§ **TASK DETAILS**: All lines below must be repeated exactly, with the pictures omitted.
===
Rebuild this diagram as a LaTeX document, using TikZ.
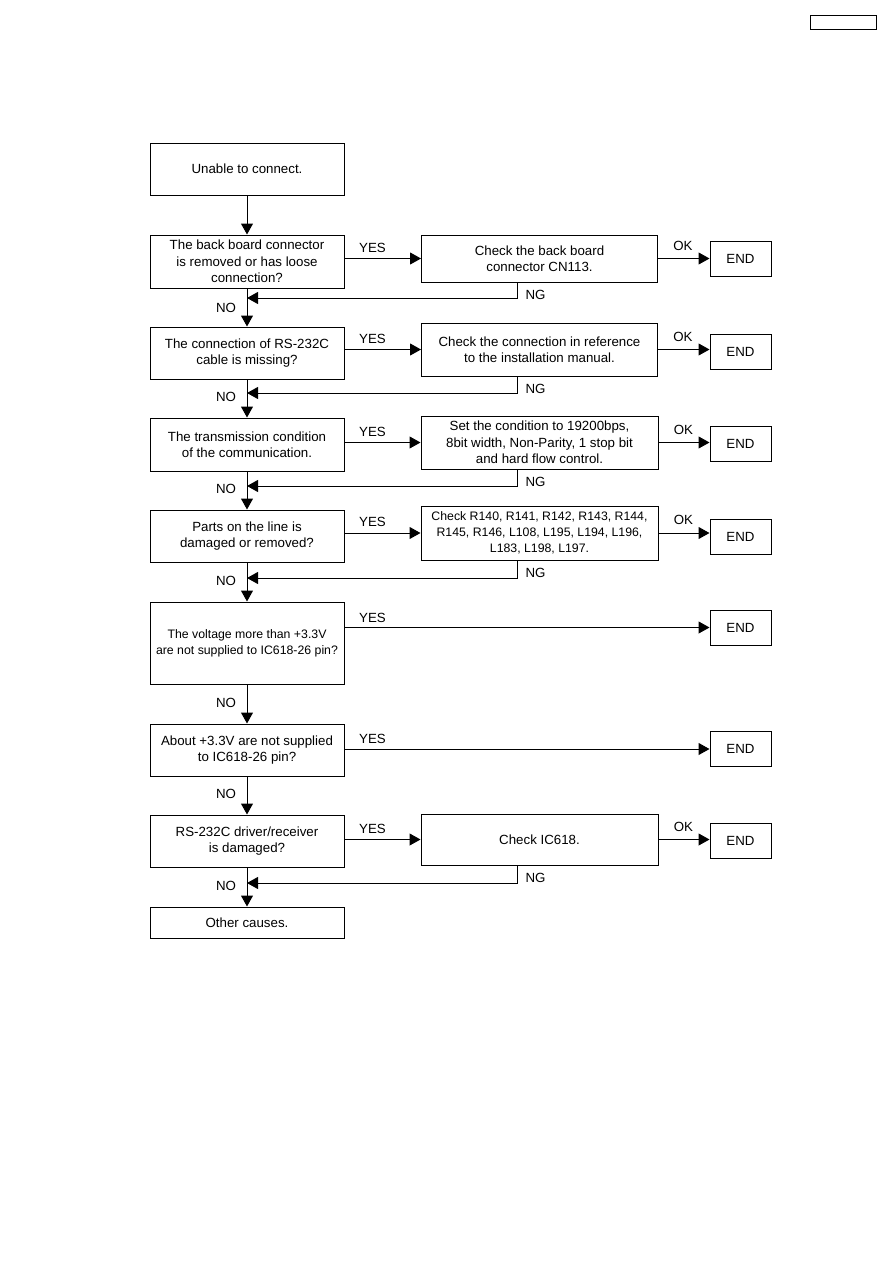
\documentclass[tikz,border=0pt]{standalone}
\usepackage{fontspec}
\setmainfont{Liberation Sans}
\usetikzlibrary{arrows.meta}
\begin{document}
\begin{tikzpicture}[x=1pt,y=-1pt,
  box/.style={draw,line width=1pt,inner sep=0pt,align=center,font=\fontsize{13.3}{16.5}\selectfont},
  smallbox/.style={box,font=\fontsize{12.3}{16}\selectfont},
  arr/.style={line width=1pt,-{Triangle[length=11pt,width=12pt]}},
  lbl/.style={inner sep=0pt,font=\fontsize{13.3}{16}\selectfont}]
\useasboundingbox (0,0) rectangle (893,1263);
% top-right empty box
\node[box,minimum width=66pt,minimum height=14pt] (tag) at (843,23) {};
% left column
\node[box,minimum width=194pt,minimum height=52pt] (s) at (247,169) {Unable to connect.};
\node[box,minimum width=194pt,minimum height=53pt] (q1) at (247,261.5) {The back board connector\\is removed or has loose\\connection?};
\node[box,minimum width=194pt,minimum height=52pt] (q2) at (247,353) {The connection of RS-232C\\cable is missing?};
\node[box,minimum width=194pt,minimum height=53pt] (q3) at (247,444.5) {The transmission condition\\of the communication.};
\node[box,minimum width=194pt,minimum height=52pt] (q4) at (247,536) {Parts on the line is\\damaged or removed?};
\node[smallbox,minimum width=194pt,minimum height=82pt] (q5) at (247,643) {The voltage more than +3.3V\\are not supplied to IC618-26 pin?};
\node[box,minimum width=194pt,minimum height=52pt] (q6) at (247,750) {About +3.3V are not supplied\\to IC618-26 pin?};
\node[box,minimum width=194pt,minimum height=52pt] (q7) at (247,841) {RS-232C driver/receiver\\is damaged?};
\node[box,minimum width=194pt,minimum height=31pt] (oc) at (247,922.5) {Other causes.};
% action boxes
\node[box,minimum width=236pt,minimum height=47pt] (a1) at (539.5,258.5) {Check the back board\\connector CN113.};
\node[box,minimum width=236pt,minimum height=53pt] (a2) at (539.5,349.5) {Check the connection in reference\\to the installation manual.};
\node[box,minimum width=237pt,minimum height=53pt] (a3) at (539.5,442.5) {Set the condition to 19200bps,\\8bit width, Non-Parity, 1 stop bit\\and hard flow control.};
\node[smallbox,minimum width=237pt,minimum height=54pt] (a4) at (539.5,533) {Check R140, R141, R142, R143, R144,\\R145, R146, L108, L195, L194, L196,\\L183, L198, L197.};
\node[box,minimum width=237pt,minimum height=51pt] (a7) at (539.5,839.5) {Check IC618.};
% END boxes
\foreach \n/\y in {1/258.5,2/351.5,3/443.5,4/536.5,5/627.5,6/749,7/841}{
  \node[box,minimum width=61pt,minimum height=35pt] (e\n) at (740.5,\y) {END};
}
% main vertical arrows
\draw[arr] (s.south) -- (q1.north);
\foreach \a/\b in {q1/q2,q2/q3,q3/q4,q4/q5,q5/q6,q6/q7,q7/oc}{
  \draw[arr] (\a.south) -- (\b.north);
}
% YES arrows
\foreach \n in {1,2,3,4,7}{
  \draw[arr] (q\n.east |- a\n.west) -- (a\n.west);
  \draw[arr] (a\n.east) -- (a\n.east -| e\n.west);
  \node[lbl] at ([xshift=28pt,yshift=11pt]q\n.east |- a\n.west) {YES};
  \node[lbl] at ([xshift=25pt,yshift=13pt]a\n.east) {OK};
  \node[lbl] at ([xshift=-4pt,yshift=-12pt]a\n.south) {NG};
}
\foreach \n in {5,6}{
  \draw[arr] (q\n.east |- e\n.west) -- (e\n.west);
  \node[lbl] at ([xshift=28pt,yshift=10pt]q\n.east |- e\n.west) {YES};
}
% NG return arrows
\coordinate (r1) at (247,298);
\coordinate (r2) at (247,393);
\coordinate (r3) at (247,486);
\coordinate (r4) at (247,578);
\coordinate (r7) at (247,883);
\foreach \n in {1,2,3,4,7}{
  \draw[arr] ([xshift=-22.5pt]a\n.south) |- (r\n);
}
% NO labels
\foreach \n/\y in {1/308,2/397,3/489,4/581,5/703,6/794,7/886}{
  \node[lbl] at (226,\y) {NO};
}
\end{tikzpicture}
\end{document}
===
§ **ANSWER TO THIS TASK**:
Rebuild this diagram as a LaTeX document, using TikZ.
\documentclass[tikz,border=0pt]{standalone}
\usepackage{fontspec}
\setmainfont{Liberation Sans}
\usetikzlibrary{arrows.meta}
\begin{document}
\begin{tikzpicture}[x=1pt,y=-1pt,
  box/.style={draw,line width=1pt,inner sep=0pt,align=center,font=\fontsize{13.3}{16.5}\selectfont},
  smallbox/.style={box,font=\fontsize{12.3}{16}\selectfont},
  arr/.style={line width=1pt,-{Triangle[length=11pt,width=12pt]}},
  lbl/.style={inner sep=0pt,font=\fontsize{13.3}{16}\selectfont}]
\useasboundingbox (0,0) rectangle (893,1263);
% top-right empty box
\node[box,minimum width=66pt,minimum height=14pt] (tag) at (843,23) {};
% left column
\node[box,minimum width=194pt,minimum height=52pt] (s) at (247,169) {Unable to connect.};
\node[box,minimum width=194pt,minimum height=53pt] (q1) at (247,261.5) {The back board connector\\is removed or has loose\\connection?};
\node[box,minimum width=194pt,minimum height=52pt] (q2) at (247,353) {The connection of RS-232C\\cable is missing?};
\node[box,minimum width=194pt,minimum height=53pt] (q3) at (247,444.5) {The transmission condition\\of the communication.};
\node[box,minimum width=194pt,minimum height=52pt] (q4) at (247,536) {Parts on the line is\\damaged or removed?};
\node[smallbox,minimum width=194pt,minimum height=82pt] (q5) at (247,643) {The voltage more than +3.3V\\are not supplied to IC618-26 pin?};
\node[box,minimum width=194pt,minimum height=52pt] (q6) at (247,750) {About +3.3V are not supplied\\to IC618-26 pin?};
\node[box,minimum width=194pt,minimum height=52pt] (q7) at (247,841) {RS-232C driver/receiver\\is damaged?};
\node[box,minimum width=194pt,minimum height=31pt] (oc) at (247,922.5) {Other causes.};
% action boxes
\node[box,minimum width=236pt,minimum height=47pt] (a1) at (539.5,258.5) {Check the back board\\connector CN113.};
\node[box,minimum width=236pt,minimum height=53pt] (a2) at (539.5,349.5) {Check the connection in reference\\to the installation manual.};
\node[box,minimum width=237pt,minimum height=53pt] (a3) at (539.5,442.5) {Set the condition to 19200bps,\\8bit width, Non-Parity, 1 stop bit\\and hard flow control.};
\node[smallbox,minimum width=237pt,minimum height=54pt] (a4) at (539.5,533) {Check R140, R141, R142, R143, R144,\\R145, R146, L108, L195, L194, L196,\\L183, L198, L197.};
\node[box,minimum width=237pt,minimum height=51pt] (a7) at (539.5,839.5) {Check IC618.};
% END boxes
\foreach \n/\y in {1/258.5,2/351.5,3/443.5,4/536.5,5/627.5,6/749,7/841}{
  \node[box,minimum width=61pt,minimum height=35pt] (e\n) at (740.5,\y) {END};
}
% main vertical arrows
\draw[arr] (s.south) -- (q1.north);
\foreach \a/\b in {q1/q2,q2/q3,q3/q4,q4/q5,q5/q6,q6/q7,q7/oc}{
  \draw[arr] (\a.south) -- (\b.north);
}
% YES arrows
\foreach \n in {1,2,3,4,7}{
  \draw[arr] (q\n.east |- a\n.west) -- (a\n.west);
  \draw[arr] (a\n.east) -- (a\n.east -| e\n.west);
  \node[lbl] at ([xshift=28pt,yshift=11pt]q\n.east |- a\n.west) {YES};
  \node[lbl] at ([xshift=25pt,yshift=13pt]a\n.east) {OK};
  \node[lbl] at ([xshift=-4pt,yshift=-12pt]a\n.south) {NG};
}
\foreach \n in {5,6}{
  \draw[arr] (q\n.east |- e\n.west) -- (e\n.west);
  \node[lbl] at ([xshift=28pt,yshift=10pt]q\n.east |- e\n.west) {YES};
}
% NG return arrows
\coordinate (r1) at (247,298);
\coordinate (r2) at (247,393);
\coordinate (r3) at (247,486);
\coordinate (r4) at (247,578);
\coordinate (r7) at (247,883);
\foreach \n in {1,2,3,4,7}{
  \draw[arr] ([xshift=-22.5pt]a\n.south) |- (r\n);
}
% NO labels
\foreach \n/\y in {1/308,2/397,3/489,4/581,5/703,6/794,7/886}{
  \node[lbl] at (226,\y) {NO};
}
\end{tikzpicture}
\end{document}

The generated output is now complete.